Because my classes include multiple types of interaction, I investigated four different learning activities, each accompanied by a tool to elicit students’ perspectives on their participation. First, students did a “think/ pair/share” in class, after which they completed an “exit ticket” about how much they talked during the “pair” and “share” and why.

“I assumed that [students’] decisions about participation would be individualistic … However, they were focused on the collective.”

Next, students made audio recordings of a conference with me about an assignment they were working on. They listened to the recordings and answered reflection questions about the conference. Then, students attended a cross-cultural interviewing event with another class and wrote a reflection about their experience.
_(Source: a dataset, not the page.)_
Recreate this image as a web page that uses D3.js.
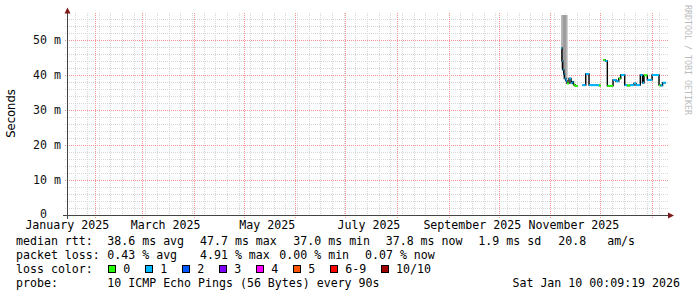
<!DOCTYPE html>
<html>
<head>
<meta charset="utf-8">
<script src="https://cdn.jsdelivr.net/npm/d3@7"></script>
<style>
body { margin: 0; background: #fff; }
text { font-family: "DejaVu Sans Mono", monospace; font-size: 11.6px; white-space: pre; }
</style>
</head>
<body>
<svg id="chart" width="697" height="297"></svg>
<script>
// median rtt per period (ms); null = no data; loss = lost pings out of 10
const rttDates = [
    "2025-11-07 10:00", "2025-11-08 00:00", "2025-11-08 10:00", "2025-11-09 01:00", "2025-11-09 12:00",
    "2025-11-10 06:00", "2025-11-11 00:00", "2025-11-12 05:00", "2025-11-13 10:00", "2025-11-14 05:00",
    "2025-11-14 22:00", "2025-11-15 20:00", "2025-11-17 11:00", "2025-11-20 05:00", "2025-11-22 06:00",
    "2025-11-24 05:00", "2025-11-30 05:00", "2025-12-01 07:00", "2025-12-02 19:00", "2025-12-04 00:00",
    "2025-12-05 05:00", "2025-12-08 15:00", "2025-12-10 10:00", "2025-12-12 01:00", "2025-12-13 06:00",
    "2025-12-15 15:00", "2025-12-17 01:00", "2025-12-18 20:00", "2025-12-21 05:00", "2025-12-22 10:00",
    "2025-12-25 00:00", "2025-12-26 08:00", "2025-12-27 05:00", "2025-12-29 05:00", "2026-01-01 01:00",
    "2026-01-05 05:00", "2026-01-06 03:00", "2026-01-07 08:00", "2026-01-09 10:00"
];
const rttMedian = [
    47.7, 44.0, 41.5, 40.3, 39.0,
    38.4, 37.6, 39.0, 37.7, 38.1,
    37.2, 36.9, null, 37.1, 40.3,
    37.1, 37.0, null, 44.3, 44.0,
    36.9, 38.6, 38.2, 39.0, 40.0,
    37.1, 37.0, 37.1, 37.6, 37.1,
    40.0, 37.8, 39.9, 38.6, 40.0,
    37.1, 37.0, 37.8, null
];
const rttLoss = [
    1, 1, 1, 1, 1,
    1, 0, 1, 1, 1,
    0, 0, 0, 1, 1,
    1, 0, 0, 0, 1,
    0, 1, 1, 0, 1,
    1, 0, 1, 1, 1,
    1, 1, 0, 1, 1,
    0, 1, 1, 0
];

// smoke (spread of the single pings), three grey layers, [low, high] in ms
const smokeDates = ["2025-11-07 12:00", "2025-11-08 15:00", "2025-11-10 05:00", "2025-11-10 22:00", "2025-11-11 19:00"];
const smokeLight = [[41.5, 62], [39, 62], [38.5, 62], [38.5, 62], null];
const smokeMid = [[42, 62], [39.5, 62], [39, 62], null, null];
const smokeDark = [null, [40, 62], null, null, null];

const yTicks = [0, 10, 20, 30, 40, 50];
const lossLabels = ["0", "1", "2", "3", "4", "5", "6-9", "10/10"];
const lossColors = ["#26ff00", "#00b8ff", "#0059ff", "#7e00ff", "#ff00ff", "#ff5500", "#ff0000", "#a10000"];
const rttStats = ["38.6 ms avg", "47.7 ms max", "37.0 ms min", "37.8 ms now", "1.9 ms sd", "20.8   am/s"];
const lossStats = ["0.43 % avg", "4.91 % max", "0.00 % min", "0.07 % now"];
const probeText = "10 ICMP Echo Pings (56 Bytes) every 90s";
const stampText = "Sat Jan 10 00:09:19 2026";
const timeStart = "2025-01-15 00:09";
const timeEnd = "2026-01-10 00:09";

const parse = d3.timeParse("%Y-%m-%d %H:%M");
const svg = d3.select("#chart");
const plot = {left: 67, right: 667, top: 15, bottom: 215};

const x = d3.scaleTime()
    .domain([parse(timeStart), parse(timeEnd)])
    .range([plot.left, plot.right]);
const y = d3.scaleLinear()
    .domain([0, (plot.bottom - plot.top) / 3.5])
    .range([plot.bottom, plot.top]);

svg.append("rect").attr("width", 697).attr("height", 297).attr("fill", "#fff");

// grid
const minorColor = "#d6d6d6";
const majorColor = "#f29494";
const grid = svg.append("g").attr("shape-rendering", "crispEdges").attr("stroke-dasharray", "1,1");
const ext = 2;
d3.range(2, y.domain()[1], 2).filter(v => v % 10 !== 0).forEach(v => {
    grid.append("line")
        .attr("x1", plot.left - ext).attr("x2", plot.right + ext)
        .attr("y1", Math.round(y(v)) + 0.5).attr("y2", Math.round(y(v)) + 0.5)
        .attr("stroke", minorColor);
});
d3.timeMonday.range(x.domain()[0], x.domain()[1]).forEach(t => {
    grid.append("line")
        .attr("x1", Math.round(x(t)) + 0.5).attr("x2", Math.round(x(t)) + 0.5)
        .attr("y1", plot.top - ext).attr("y2", plot.bottom + ext)
        .attr("stroke", minorColor);
});
yTicks.filter(v => v > 0).forEach(v => {
    grid.append("line")
        .attr("x1", plot.left - ext).attr("x2", plot.right + ext)
        .attr("y1", Math.round(y(v)) + 0.5).attr("y2", Math.round(y(v)) + 0.5)
        .attr("stroke", majorColor);
});
d3.timeMonth.range(x.domain()[0], x.domain()[1]).forEach(t => {
    grid.append("line")
        .attr("x1", Math.round(x(t)) + 0.5).attr("x2", Math.round(x(t)) + 0.5)
        .attr("y1", plot.top - ext).attr("y2", plot.bottom + ext + 1)
        .attr("stroke", majorColor);
});

// smoke
svg.append("clipPath").attr("id", "clip")
    .append("rect")
    .attr("x", plot.left).attr("y", plot.top)
    .attr("width", plot.right - plot.left).attr("height", plot.bottom - plot.top);
const smoke = svg.append("g").attr("clip-path", "url(#clip)").attr("shape-rendering", "crispEdges");
[[smokeLight, "#cfcfcf"], [smokeMid, "#b4b4b4"], [smokeDark, "#9c9c9c"]].forEach(([layer, color]) => {
    layer.forEach((r, i) => {
        if (!r || i + 1 >= smokeDates.length) return;
        const x0 = x(parse(smokeDates[i])), x1 = x(parse(smokeDates[i + 1]));
        smoke.append("rect")
            .attr("x", x0).attr("width", x1 - x0)
            .attr("y", y(r[1])).attr("height", y(r[0]) - y(r[1]))
            .attr("fill", color);
    });
});

// median line: black steps, coloured by loss
const pts = rttDates.map((d, i) => ({t: parse(d), v: rttMedian[i], loss: rttLoss[i]}));
let steps = "";
pts.forEach((p, i) => {
    const n = pts[i + 1];
    if (p.v == null || !n) return;
    const prev = pts[i - 1];
    if (!prev || prev.v == null) steps += "M" + x(p.t) + "," + y(p.v);
    steps += "H" + x(n.t);
    if (n.v != null) steps += "V" + y(n.v);
});
svg.append("path").attr("d", steps).attr("fill", "none").attr("stroke", "#000").attr("stroke-width", 1.4);
pts.forEach((p, i) => {
    const n = pts[i + 1];
    if (p.v == null || !n) return;
    svg.append("line")
        .attr("x1", x(p.t)).attr("x2", x(n.t))
        .attr("y1", y(p.v)).attr("y2", y(p.v))
        .attr("stroke", lossColors[p.loss]).attr("stroke-width", 2);
});

// axes
const axisColor = "#444";
const arrowColor = "#7f1a1a";
svg.append("line").attr("x1", plot.left - 4).attr("x2", plot.right + 3)
    .attr("y1", plot.bottom + 0.5).attr("y2", plot.bottom + 0.5)
    .attr("stroke", axisColor).attr("shape-rendering", "crispEdges");
svg.append("line").attr("x1", plot.left + 0.5).attr("x2", plot.left + 0.5)
    .attr("y1", plot.bottom + 4).attr("y2", plot.top - 4)
    .attr("stroke", axisColor).attr("shape-rendering", "crispEdges");
svg.append("path")
    .attr("d", `M${plot.right + 1},${plot.bottom - 2.5}L${plot.right + 7},${plot.bottom + 0.5}L${plot.right + 1},${plot.bottom + 3.5}Z`)
    .attr("fill", arrowColor);
svg.append("path")
    .attr("d", `M${plot.left - 2.5},${plot.top - 1.5}L${plot.left + 0.5},${plot.top - 7.5}L${plot.left + 3.5},${plot.top - 1.5}Z`)
    .attr("fill", arrowColor);

// y labels
yTicks.forEach(v => {
    svg.append("text")
        .attr("x", 61).attr("y", y(v) + (v === 0 ? 3 : 4))
        .attr("text-anchor", "end")
        .attr("fill", "#111")
        .text(v === 0 ? "0  " : v + " m");
});
svg.append("text")
    .attr("transform", "translate(15,113.5) rotate(-90)")
    .attr("text-anchor", "middle")
    .style("font-family", "'DejaVu Sans', sans-serif")
    .style("font-size", "11.6px")
    .text("Seconds");

// x labels (centred mid-month, every two months)
const fmt = d3.timeFormat("%B %Y");
d3.timeMonth.every(2).range(d3.timeMonth.floor(x.domain()[0]), x.domain()[1]).forEach(m => {
    const px = x(d3.timeHour.offset(m, 340));
    if (px < plot.left - 1 || px > plot.right) return;
    svg.append("text")
        .attr("x", px).attr("y", 229)
        .attr("text-anchor", "middle")
        .text(fmt(m));
});

// watermark
svg.append("text")
    .attr("transform", "translate(685,5) rotate(90)")
    .style("font-size", "8.3px")
    .attr("fill", "#bbb")
    .text("RRDTOOL / TOBI OETIKER");

// legend
const col0 = 16;
const line1 = [107.3, 200, 293.3, 385.7, 478.3, 558.3];
const line2 = [107.3, 200, 279.3, 365];
const leg = svg.append("g").attr("fill", "#000");
leg.append("text").attr("x", col0).attr("y", 245).text("median rtt:");
rttStats.forEach((s, i) => leg.append("text").attr("x", line1[i]).attr("y", 245).text(s));
leg.append("text").attr("x", col0).attr("y", 259).text("packet loss:");
lossStats.forEach((s, i) => leg.append("text").attr("x", line2[i]).attr("y", 259).text(s));
leg.append("text").attr("x", col0).attr("y", 273).text("loss color:");
let bx = 108.3;
lossLabels.forEach((lab, i) => {
    leg.append("rect")
        .attr("x", Math.round(bx) + 0.5).attr("y", 265.5)
        .attr("width", 7).attr("height", 7)
        .attr("fill", lossColors[i]).attr("stroke", "#000");
    leg.append("text").attr("x", bx + 15).attr("y", 273).text(lab);
    bx += 15 + lab.length * 6.98 + 15;
});
leg.append("text").attr("x", col0).attr("y", 287).text("probe:");
leg.append("text").attr("x", 107.3).attr("y", 287).text(probeText);
leg.append("text").attr("x", 680).attr("y", 287).attr("text-anchor", "end").text(stampText);
</script>
</body>
</html>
Finally, I videotaped students as they had a discussion in small groups in class. I had the student groups view the video, pausing every 30 seconds and writing in a journal, to recall what they were thinking and feeling at the time.

As I analyzed students’ reflections on their experience in these activities, I realized that I have been looking at “participation” much more narrowly than my students. I assumed that their decisions about participation would be predominantly individualistic (do I talk or do I not talk). However, my students were focused on the collective: listening, turn taking, not wanting to dominate the discussion, trying to find a way to chime in when another person in the group was dominating the discussion, looking for the right moment to say something, and choosing to stay quiet when it seemed like that best moment had passed.

I now appreciate that “participation” for them is a complex process. I realize I had an expert blind spot that interfered with my ability to see all the reasons why participation, as I define it, is hard for them. Based on these preliminary findings I’m making modifications to my course, such as revising the discussion rubric to recognize the many dimensions of work involved in participation.

Gaining insight into my students’ perspectives on their own in-class participation has broadened my understanding of what is going on internally, thoughts and considerations, when they engage in discussion. As a result, I have developed greater empathy for my students.

References:

Bernales, C. (2016). Towards a comprehensive concept of Willingness to Communicate: Learners’ predicted and self-reported participation in the foreign language classroom. System, 56, 1-12.

Gass, S. M. (2017). Input, interaction, and the second language learner (2nd ed.). New York, NY: Routledge.

Gass, S. M., & Mackey, A. (2016). Stimulated recall methodology in applied linguistics and L2 research (2nd ed.). New York, NY: Routledge.

Glass, C. R., & Westmont, C. M. (2014). Comparative effects of belongingness on the academic success and cross-cultural interactions of domestic and international students. International Journal of Intercultural Relations, 38, 106-119.

MacIntyre, P. D. (2007). Willingness to communicate in the second language: Understanding the decision to speak as a volitional process. The Modern Language Journal, 91, 564-576.